## Start Dataset excerpt

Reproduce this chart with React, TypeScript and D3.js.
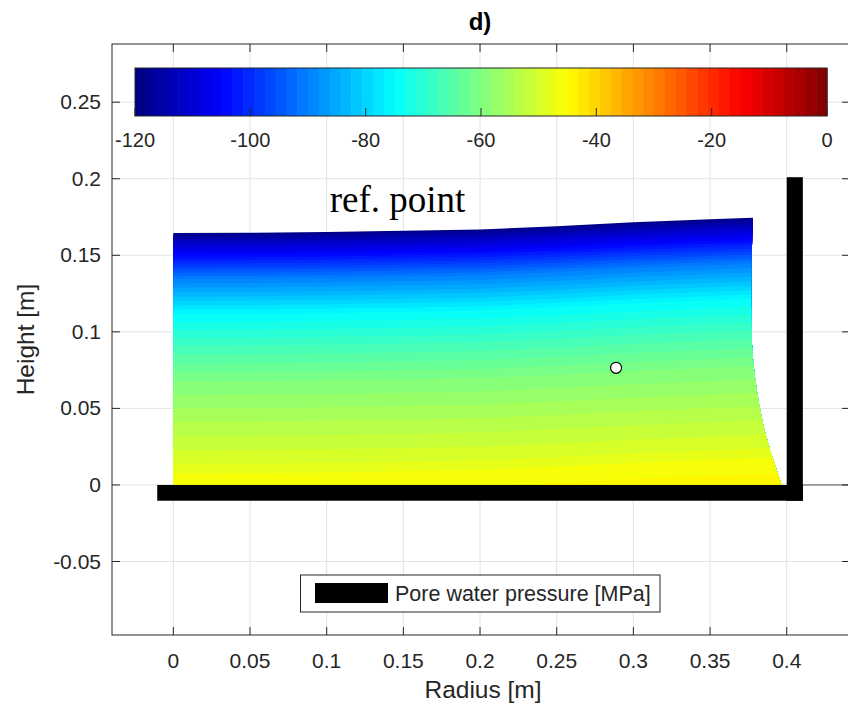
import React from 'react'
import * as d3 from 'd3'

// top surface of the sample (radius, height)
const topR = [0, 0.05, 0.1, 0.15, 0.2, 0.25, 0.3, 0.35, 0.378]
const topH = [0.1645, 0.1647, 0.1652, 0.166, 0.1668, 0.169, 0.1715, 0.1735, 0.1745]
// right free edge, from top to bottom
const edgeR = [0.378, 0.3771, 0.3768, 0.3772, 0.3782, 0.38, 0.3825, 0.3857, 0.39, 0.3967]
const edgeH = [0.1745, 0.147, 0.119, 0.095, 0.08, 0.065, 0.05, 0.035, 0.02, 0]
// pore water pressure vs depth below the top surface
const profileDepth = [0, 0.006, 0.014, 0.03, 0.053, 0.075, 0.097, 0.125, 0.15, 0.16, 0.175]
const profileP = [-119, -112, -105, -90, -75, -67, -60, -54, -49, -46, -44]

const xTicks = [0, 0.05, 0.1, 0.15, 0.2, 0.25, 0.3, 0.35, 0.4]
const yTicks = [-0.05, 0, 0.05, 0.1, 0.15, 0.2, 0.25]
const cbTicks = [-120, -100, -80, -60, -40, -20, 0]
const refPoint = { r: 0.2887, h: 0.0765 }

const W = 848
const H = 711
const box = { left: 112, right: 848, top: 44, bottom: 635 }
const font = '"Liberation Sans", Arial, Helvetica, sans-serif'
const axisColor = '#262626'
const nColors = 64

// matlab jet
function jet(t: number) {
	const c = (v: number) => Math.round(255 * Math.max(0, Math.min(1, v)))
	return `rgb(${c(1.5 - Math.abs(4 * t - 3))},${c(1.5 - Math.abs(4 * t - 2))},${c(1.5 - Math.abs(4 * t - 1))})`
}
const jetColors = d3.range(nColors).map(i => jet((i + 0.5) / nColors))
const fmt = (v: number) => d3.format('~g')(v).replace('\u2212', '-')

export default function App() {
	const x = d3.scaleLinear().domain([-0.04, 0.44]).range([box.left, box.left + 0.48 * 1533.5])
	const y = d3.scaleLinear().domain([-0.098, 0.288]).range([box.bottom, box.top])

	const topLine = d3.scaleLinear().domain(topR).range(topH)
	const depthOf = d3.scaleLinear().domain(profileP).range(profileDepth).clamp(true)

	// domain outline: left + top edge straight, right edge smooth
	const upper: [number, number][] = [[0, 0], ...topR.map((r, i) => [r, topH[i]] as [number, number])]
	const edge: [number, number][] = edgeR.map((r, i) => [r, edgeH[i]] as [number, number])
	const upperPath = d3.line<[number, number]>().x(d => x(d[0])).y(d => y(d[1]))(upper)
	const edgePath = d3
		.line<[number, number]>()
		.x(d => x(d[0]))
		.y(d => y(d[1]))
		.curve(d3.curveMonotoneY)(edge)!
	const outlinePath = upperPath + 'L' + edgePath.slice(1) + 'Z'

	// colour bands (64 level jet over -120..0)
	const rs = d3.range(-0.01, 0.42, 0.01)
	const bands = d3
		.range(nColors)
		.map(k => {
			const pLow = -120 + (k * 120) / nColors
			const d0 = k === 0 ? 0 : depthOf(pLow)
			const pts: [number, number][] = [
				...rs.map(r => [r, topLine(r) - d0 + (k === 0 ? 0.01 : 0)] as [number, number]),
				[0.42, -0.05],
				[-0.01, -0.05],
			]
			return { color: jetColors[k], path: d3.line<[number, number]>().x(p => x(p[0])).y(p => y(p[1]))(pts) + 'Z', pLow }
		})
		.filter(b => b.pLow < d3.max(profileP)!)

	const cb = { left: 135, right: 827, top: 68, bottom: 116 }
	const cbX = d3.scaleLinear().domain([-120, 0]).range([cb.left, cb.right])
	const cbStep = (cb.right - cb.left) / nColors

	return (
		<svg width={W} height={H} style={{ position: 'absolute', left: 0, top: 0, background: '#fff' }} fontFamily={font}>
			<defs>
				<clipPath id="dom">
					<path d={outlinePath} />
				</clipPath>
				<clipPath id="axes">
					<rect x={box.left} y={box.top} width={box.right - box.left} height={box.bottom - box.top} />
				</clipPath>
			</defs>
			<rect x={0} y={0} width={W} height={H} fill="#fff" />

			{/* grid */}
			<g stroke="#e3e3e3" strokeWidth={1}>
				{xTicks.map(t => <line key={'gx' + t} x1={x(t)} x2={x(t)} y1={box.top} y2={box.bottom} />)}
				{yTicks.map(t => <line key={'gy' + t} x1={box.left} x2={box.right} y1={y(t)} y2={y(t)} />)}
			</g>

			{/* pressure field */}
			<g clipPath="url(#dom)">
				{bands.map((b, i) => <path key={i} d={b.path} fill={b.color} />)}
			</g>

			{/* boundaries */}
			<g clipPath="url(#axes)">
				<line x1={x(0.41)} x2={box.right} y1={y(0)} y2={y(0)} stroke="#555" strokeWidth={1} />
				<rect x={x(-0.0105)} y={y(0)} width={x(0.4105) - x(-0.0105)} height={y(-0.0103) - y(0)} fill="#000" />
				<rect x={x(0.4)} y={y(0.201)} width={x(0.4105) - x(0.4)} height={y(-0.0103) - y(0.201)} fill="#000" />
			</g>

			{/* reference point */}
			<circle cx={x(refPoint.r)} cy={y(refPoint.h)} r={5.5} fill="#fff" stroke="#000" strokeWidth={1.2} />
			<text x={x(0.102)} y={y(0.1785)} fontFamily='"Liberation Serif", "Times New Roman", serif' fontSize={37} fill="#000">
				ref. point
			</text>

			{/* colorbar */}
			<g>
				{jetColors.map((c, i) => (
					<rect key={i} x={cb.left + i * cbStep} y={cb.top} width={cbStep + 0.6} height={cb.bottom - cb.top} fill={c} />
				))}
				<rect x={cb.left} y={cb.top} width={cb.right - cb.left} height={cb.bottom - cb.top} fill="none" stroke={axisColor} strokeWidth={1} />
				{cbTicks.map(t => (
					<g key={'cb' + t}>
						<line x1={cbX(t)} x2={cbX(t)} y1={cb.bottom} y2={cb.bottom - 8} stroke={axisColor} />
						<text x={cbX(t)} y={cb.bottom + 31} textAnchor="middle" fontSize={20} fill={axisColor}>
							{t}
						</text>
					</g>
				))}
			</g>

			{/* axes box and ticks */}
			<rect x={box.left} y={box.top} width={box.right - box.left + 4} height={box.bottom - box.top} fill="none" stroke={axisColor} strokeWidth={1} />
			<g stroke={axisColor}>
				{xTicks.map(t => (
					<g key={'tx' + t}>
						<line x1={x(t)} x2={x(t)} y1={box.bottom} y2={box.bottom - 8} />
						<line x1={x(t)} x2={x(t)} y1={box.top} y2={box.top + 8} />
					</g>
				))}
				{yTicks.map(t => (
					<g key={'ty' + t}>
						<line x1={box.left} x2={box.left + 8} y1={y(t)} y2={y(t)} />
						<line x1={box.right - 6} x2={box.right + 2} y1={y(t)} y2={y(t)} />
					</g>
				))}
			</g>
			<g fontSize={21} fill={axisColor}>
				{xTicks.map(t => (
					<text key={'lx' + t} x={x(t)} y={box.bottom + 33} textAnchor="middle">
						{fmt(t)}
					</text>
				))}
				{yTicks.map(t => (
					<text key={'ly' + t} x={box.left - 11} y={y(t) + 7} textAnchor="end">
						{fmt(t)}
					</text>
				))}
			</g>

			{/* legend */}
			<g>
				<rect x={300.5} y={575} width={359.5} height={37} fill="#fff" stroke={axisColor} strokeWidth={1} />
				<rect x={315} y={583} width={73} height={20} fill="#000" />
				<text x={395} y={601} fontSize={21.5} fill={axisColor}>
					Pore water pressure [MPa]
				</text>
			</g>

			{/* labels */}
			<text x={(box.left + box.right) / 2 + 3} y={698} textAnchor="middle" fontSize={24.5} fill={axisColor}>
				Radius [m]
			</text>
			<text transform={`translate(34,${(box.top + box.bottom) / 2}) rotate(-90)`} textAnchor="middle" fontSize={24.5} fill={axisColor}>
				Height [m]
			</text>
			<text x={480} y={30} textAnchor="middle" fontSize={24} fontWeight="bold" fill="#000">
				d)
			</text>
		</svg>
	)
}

## End Dataset excerpt

Repeat the listing above exactly from its first line to the line containing "import * as d3 from 'd3'", both included, and omit the pictures.

Reproduce this chart with React, TypeScript and D3.js.
import React from 'react'
import * as d3 from 'd3'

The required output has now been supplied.